Almost immediately after Election Day, the voting results in Antrim County were very suspicious. A small county that reliably voted for Republicans, giving Donald Trump a 4000 vote margin in 2016 over Hillary Clinton, flipped very decidedly for Joe Biden in 2020, according to the preliminary results. A recount found that the stable, deeply conservative community carried Trump to an easy victory in Antrim, yet it also showed that precincts that trended for Biden often had turnout at well over 100% (How does that even happen?). The Ludington Torch explored those irregularities in Artifice in Antrim.
Such irregularities, and the inability to figure out whether the cause was due to human error (which was initially denied by Antrim authorities), due to the suspicious Dominion voting machines, or even due to serial fraud in certain precincts, fueled a lawsuit filed by an Antrim County resident who used to live in Mason County.
On November 23rd, William (Bill) Bailey filed a lawsuit whose objective was not tied to the skewed presidential tabulation, rather it was to settle a ballot issue that had an initially tied vote in Central Lake Township at 262-262. A tabulation made three days later had the issue pass by one vote, but Bailey maintains that three damaged/cured votes were not counted by the Dominion machine, which would have made the proposal fail. Bailey's attorney, Matthew DePerno of Portage, argued various Constitutional rights and statutory laws were violated, requesting injunctive relief to the point where the voting machines could be photographed and forensically investigated by the plaintiff. Judge Kevin Elsenheimer agreed in his order, allowing such review.

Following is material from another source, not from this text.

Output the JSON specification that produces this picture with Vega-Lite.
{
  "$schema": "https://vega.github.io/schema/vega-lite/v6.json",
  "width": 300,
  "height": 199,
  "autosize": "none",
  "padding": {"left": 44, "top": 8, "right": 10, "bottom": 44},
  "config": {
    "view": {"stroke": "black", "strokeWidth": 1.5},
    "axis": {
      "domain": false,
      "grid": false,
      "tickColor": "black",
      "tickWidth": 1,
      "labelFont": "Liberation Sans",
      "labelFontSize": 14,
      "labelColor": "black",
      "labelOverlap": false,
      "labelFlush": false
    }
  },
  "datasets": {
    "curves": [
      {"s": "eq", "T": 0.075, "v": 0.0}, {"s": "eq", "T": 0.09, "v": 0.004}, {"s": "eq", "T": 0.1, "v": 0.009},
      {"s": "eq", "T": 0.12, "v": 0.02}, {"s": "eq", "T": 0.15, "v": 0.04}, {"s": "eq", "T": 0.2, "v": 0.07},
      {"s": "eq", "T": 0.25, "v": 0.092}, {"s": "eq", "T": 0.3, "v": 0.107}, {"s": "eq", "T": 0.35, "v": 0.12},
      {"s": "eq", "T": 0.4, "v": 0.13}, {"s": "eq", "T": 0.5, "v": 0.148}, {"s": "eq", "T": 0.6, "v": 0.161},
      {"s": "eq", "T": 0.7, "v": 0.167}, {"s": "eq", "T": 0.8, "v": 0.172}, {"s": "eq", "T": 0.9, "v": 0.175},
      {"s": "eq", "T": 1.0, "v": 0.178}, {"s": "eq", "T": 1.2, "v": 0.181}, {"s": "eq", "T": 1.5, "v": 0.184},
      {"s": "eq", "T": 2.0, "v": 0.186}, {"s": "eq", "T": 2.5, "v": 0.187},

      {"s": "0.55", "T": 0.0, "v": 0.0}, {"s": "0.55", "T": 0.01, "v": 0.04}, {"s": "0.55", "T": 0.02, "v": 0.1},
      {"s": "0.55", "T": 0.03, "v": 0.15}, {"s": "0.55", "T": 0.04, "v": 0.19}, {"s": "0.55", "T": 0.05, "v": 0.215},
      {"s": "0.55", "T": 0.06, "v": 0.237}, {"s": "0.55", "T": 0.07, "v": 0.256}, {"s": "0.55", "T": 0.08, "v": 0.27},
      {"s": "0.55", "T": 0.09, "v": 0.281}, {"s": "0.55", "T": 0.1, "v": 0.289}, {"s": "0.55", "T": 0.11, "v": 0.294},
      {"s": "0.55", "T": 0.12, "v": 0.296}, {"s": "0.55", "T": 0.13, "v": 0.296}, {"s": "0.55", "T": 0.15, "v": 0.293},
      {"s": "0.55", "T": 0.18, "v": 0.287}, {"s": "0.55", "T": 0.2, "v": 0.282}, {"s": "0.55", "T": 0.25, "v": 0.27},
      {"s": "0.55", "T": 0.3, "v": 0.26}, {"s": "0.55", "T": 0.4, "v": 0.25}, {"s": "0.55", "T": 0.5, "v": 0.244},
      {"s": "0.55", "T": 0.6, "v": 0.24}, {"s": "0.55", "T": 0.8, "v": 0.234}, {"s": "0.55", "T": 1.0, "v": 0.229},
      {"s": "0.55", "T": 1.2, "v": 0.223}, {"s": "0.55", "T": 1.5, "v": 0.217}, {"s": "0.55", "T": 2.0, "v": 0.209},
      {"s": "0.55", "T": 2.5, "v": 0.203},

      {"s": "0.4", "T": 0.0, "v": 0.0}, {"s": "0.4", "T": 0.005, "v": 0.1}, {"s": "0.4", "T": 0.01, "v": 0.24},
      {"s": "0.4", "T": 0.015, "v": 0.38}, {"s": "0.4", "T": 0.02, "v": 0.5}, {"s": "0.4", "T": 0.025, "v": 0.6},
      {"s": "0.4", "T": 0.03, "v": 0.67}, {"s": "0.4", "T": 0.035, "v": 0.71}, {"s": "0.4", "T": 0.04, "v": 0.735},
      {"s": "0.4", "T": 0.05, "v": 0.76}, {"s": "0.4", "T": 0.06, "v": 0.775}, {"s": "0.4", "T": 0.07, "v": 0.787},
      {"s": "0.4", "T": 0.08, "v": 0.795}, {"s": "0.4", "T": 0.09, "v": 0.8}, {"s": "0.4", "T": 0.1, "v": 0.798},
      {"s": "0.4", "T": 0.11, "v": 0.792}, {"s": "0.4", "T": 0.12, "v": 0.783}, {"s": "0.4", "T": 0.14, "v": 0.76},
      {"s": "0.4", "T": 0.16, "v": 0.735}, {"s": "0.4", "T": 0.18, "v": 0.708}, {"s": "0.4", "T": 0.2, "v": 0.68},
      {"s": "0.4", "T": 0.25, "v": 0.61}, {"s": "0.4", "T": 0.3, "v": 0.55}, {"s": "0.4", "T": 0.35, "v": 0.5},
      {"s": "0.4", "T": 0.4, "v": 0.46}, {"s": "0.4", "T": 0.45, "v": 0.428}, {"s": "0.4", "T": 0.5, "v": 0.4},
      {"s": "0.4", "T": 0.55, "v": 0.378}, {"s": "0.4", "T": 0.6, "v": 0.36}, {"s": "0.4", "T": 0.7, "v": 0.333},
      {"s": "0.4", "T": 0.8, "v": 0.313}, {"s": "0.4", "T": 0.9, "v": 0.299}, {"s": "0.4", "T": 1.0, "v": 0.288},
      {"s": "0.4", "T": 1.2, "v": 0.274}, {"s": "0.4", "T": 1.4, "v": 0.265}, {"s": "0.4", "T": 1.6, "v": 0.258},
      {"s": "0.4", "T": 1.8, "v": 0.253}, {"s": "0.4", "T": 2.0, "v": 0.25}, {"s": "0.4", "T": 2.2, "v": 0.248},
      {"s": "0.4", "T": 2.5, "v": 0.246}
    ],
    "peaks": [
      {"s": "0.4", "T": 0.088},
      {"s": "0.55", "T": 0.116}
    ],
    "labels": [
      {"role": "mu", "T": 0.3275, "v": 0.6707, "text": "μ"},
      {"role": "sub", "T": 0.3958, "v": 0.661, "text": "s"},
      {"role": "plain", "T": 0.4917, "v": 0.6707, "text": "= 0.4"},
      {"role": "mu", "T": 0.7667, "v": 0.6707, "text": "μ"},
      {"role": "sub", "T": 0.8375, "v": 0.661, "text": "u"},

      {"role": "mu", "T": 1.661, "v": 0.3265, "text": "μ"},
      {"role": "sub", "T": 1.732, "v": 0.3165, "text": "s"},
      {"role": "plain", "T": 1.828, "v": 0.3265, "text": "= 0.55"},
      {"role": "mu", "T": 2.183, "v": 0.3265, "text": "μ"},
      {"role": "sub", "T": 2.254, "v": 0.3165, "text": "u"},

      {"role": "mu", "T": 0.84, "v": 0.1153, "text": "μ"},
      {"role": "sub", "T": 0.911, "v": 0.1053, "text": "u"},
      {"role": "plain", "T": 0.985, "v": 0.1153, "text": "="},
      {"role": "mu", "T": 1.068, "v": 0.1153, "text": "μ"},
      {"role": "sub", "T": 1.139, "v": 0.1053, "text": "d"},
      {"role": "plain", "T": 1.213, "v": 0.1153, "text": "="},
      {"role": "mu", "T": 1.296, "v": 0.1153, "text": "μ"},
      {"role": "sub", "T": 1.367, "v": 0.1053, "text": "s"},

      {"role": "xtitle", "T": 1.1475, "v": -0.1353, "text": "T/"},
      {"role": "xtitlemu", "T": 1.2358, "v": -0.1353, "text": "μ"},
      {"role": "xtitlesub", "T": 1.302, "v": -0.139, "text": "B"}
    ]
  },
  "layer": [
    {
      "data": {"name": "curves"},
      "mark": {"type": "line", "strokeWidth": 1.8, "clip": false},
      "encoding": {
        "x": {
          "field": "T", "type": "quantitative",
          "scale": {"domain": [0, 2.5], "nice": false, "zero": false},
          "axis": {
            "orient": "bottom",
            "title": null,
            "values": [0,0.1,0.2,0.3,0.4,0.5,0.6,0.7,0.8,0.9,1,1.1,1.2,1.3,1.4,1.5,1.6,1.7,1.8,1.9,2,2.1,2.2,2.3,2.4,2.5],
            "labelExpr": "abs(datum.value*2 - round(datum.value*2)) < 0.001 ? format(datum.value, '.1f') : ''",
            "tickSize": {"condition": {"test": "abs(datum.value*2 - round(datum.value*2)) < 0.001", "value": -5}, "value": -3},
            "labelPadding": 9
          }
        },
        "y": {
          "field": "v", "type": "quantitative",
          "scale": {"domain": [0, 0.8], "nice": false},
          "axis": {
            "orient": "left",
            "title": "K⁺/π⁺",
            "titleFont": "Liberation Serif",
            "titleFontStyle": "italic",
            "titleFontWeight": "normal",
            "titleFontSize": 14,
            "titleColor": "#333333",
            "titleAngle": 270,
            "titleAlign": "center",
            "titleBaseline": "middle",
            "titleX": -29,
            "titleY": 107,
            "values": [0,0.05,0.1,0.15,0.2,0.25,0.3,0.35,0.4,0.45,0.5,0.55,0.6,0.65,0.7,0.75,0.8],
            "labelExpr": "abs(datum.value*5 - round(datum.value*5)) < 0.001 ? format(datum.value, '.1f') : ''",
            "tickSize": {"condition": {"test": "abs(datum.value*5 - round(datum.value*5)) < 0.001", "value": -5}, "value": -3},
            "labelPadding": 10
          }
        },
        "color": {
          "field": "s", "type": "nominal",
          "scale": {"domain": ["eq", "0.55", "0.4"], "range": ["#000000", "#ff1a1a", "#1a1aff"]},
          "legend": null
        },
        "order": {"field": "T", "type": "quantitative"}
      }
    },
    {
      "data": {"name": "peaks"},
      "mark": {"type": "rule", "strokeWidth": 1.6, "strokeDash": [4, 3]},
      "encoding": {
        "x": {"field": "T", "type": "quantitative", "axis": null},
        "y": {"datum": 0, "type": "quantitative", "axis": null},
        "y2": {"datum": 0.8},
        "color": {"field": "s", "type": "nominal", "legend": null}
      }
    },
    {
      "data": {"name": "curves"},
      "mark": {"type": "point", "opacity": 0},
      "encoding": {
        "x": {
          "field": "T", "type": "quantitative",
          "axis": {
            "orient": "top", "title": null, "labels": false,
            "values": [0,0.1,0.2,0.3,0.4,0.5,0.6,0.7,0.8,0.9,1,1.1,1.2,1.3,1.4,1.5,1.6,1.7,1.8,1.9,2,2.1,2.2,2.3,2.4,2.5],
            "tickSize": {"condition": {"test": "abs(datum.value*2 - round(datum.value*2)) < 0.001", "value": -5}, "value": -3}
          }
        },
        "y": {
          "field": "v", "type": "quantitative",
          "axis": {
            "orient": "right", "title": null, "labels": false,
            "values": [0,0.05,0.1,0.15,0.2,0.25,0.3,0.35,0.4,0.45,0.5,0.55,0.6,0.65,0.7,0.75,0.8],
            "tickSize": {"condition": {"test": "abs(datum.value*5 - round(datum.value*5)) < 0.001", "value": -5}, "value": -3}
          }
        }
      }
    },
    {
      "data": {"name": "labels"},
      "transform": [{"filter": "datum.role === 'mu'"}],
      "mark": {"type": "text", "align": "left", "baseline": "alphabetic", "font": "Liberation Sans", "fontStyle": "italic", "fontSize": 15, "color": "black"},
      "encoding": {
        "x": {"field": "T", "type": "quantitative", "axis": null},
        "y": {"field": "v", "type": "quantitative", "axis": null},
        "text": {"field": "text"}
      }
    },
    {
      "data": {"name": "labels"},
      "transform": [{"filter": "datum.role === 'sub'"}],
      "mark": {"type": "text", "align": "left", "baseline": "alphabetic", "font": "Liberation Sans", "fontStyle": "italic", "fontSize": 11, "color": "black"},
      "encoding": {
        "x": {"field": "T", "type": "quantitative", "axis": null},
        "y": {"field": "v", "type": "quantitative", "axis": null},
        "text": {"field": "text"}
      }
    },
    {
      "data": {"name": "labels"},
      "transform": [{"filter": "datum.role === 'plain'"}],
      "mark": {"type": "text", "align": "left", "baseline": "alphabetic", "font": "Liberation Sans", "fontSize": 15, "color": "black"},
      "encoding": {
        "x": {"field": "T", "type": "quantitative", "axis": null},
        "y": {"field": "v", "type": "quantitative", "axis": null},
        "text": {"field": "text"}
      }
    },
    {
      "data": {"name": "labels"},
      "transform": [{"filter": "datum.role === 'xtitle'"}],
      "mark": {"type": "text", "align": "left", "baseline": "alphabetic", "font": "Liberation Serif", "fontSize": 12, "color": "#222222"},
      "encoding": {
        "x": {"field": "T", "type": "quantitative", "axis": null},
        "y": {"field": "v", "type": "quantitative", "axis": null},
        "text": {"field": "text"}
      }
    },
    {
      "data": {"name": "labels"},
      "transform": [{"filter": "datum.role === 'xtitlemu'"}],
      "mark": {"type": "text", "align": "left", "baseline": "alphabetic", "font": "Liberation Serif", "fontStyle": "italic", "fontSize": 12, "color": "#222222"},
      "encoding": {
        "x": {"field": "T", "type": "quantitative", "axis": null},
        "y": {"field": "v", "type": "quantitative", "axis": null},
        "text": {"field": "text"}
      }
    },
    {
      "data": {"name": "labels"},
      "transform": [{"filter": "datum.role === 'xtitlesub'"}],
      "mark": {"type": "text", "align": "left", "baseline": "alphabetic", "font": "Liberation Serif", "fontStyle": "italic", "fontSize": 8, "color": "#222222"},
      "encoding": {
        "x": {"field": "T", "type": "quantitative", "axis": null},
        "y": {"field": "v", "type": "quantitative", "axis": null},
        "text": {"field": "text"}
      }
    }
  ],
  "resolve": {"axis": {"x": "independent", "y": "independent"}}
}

"It is a “greater public interest” right now to confirm “the accuracy, integrity and security of the election process” than potential future misuse of election software discovered during the examination", Elsenheimer wrote.

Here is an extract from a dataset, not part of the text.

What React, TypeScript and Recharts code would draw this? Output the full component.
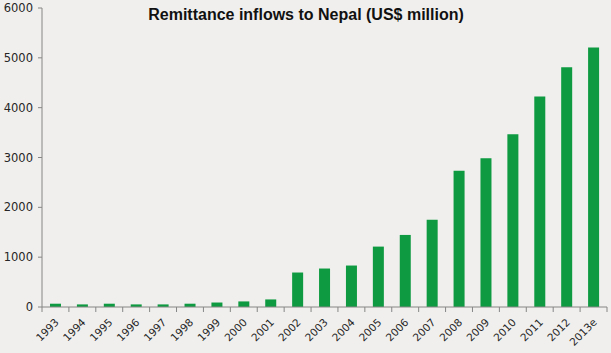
import React from 'react';
import { BarChart, Bar, XAxis, YAxis } from 'recharts';

const years = ['1993', '1994', '1995', '1996', '1997', '1998', '1999', '2000', '2001', '2002', '2003', '2004', '2005', '2006', '2007', '2008', '2009', '2010', '2011', '2012', '2013e'];
const remittance = [66, 52, 66, 52, 52, 66, 90, 112, 152, 692, 772, 832, 1212, 1446, 1752, 2732, 2986, 3466, 4226, 4812, 5206];
const yTicks = [0, 1000, 2000, 3000, 4000, 5000, 6000];
const title = 'Remittance inflows to Nepal (US$ million)';

const data = years.map((year, i) => ({ year, value: remittance[i] }));

const AXIS = '#868686';
const TEXT = '#262626';
const BG = '#f0efed';
const BAR = '#0d9a40';

const XTick = (props: any) => {
  const { x, y, payload, index } = props;
  const half = payload && payload.offset ? payload.offset : 0;
  const last = index === years.length - 1;
  return (
    <g>
      <line x1={x - half} x2={x - half} y1={y} y2={y + 5} stroke={AXIS} strokeWidth={1} />
      {last && <line x1={x + half} x2={x + half} y1={y} y2={y + 5} stroke={AXIS} strokeWidth={1} />}
      <text
        x={x + 4}
        y={y + 16}
        transform={`rotate(-45, ${x + 4}, ${y + 16})`}
        textAnchor="end"
        fontFamily="DejaVu Sans"
        fontSize={10.5}
        fill={TEXT}
      >
        {payload.value}
      </text>
    </g>
  );
};

export default function App() {
  return (
    <div style={{ position: 'absolute', left: 0, top: 0, width: 611, height: 353, background: BG }}>
      <BarChart
        width={611}
        height={353}
        data={data}
        margin={{ top: 8, right: 4, bottom: 0, left: 0 }}
        barSize={11}
      >
        <text x={306} y={20} textAnchor="middle" fontFamily="Liberation Sans" fontWeight="bold" fontSize={16} fill="#111">
          {title}
        </text>
        <XAxis
          dataKey="year"
          interval={0}
          height={46}
          tickLine={false}
          tickSize={0}
          tickMargin={0}
          axisLine={{ stroke: AXIS, strokeWidth: 1 }}
          tick={<XTick />}
        />
        <YAxis
          width={42}
          domain={[0, 6000]}
          ticks={yTicks}
          interval={0}
          tickSize={4}
          tickMargin={5}
          axisLine={{ stroke: AXIS, strokeWidth: 1 }}
          tickLine={{ stroke: AXIS }}
          tick={{ fontFamily: 'DejaVu Sans', fontSize: 11.5, fill: TEXT }}
        />
        <Bar dataKey="value" fill={BAR} isAnimationActive={false} />
      </BarChart>
    </div>
  );
}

On Sunday, December 6th, Bailey (pictured second from right), Antrim County Clerk Sheryl Guy, county administrator Pete Garwood, county attorney Haider Kazim, three county commissioners, a county IT technician and seven members of the Allied Security Operations Group (ASOG, a group affiliated with Trump’s election litigation team), looked at 22 Dominion machines. In the court order, the evidence cited by Bailey comes from a report made by ASOG, which was specifically granted access to the examination by the judge. This appears to be the first official forensic audit of the popular Dominion voting machines used on November 3, 2020, and if ASOG finds anything of interest to help their overall case for President Trump, this foray into Antrim County could change the game.
The examination lasted for most of the day, and results of the forensic examination are expected to come out by the end of Tuesday. We will carry those results here.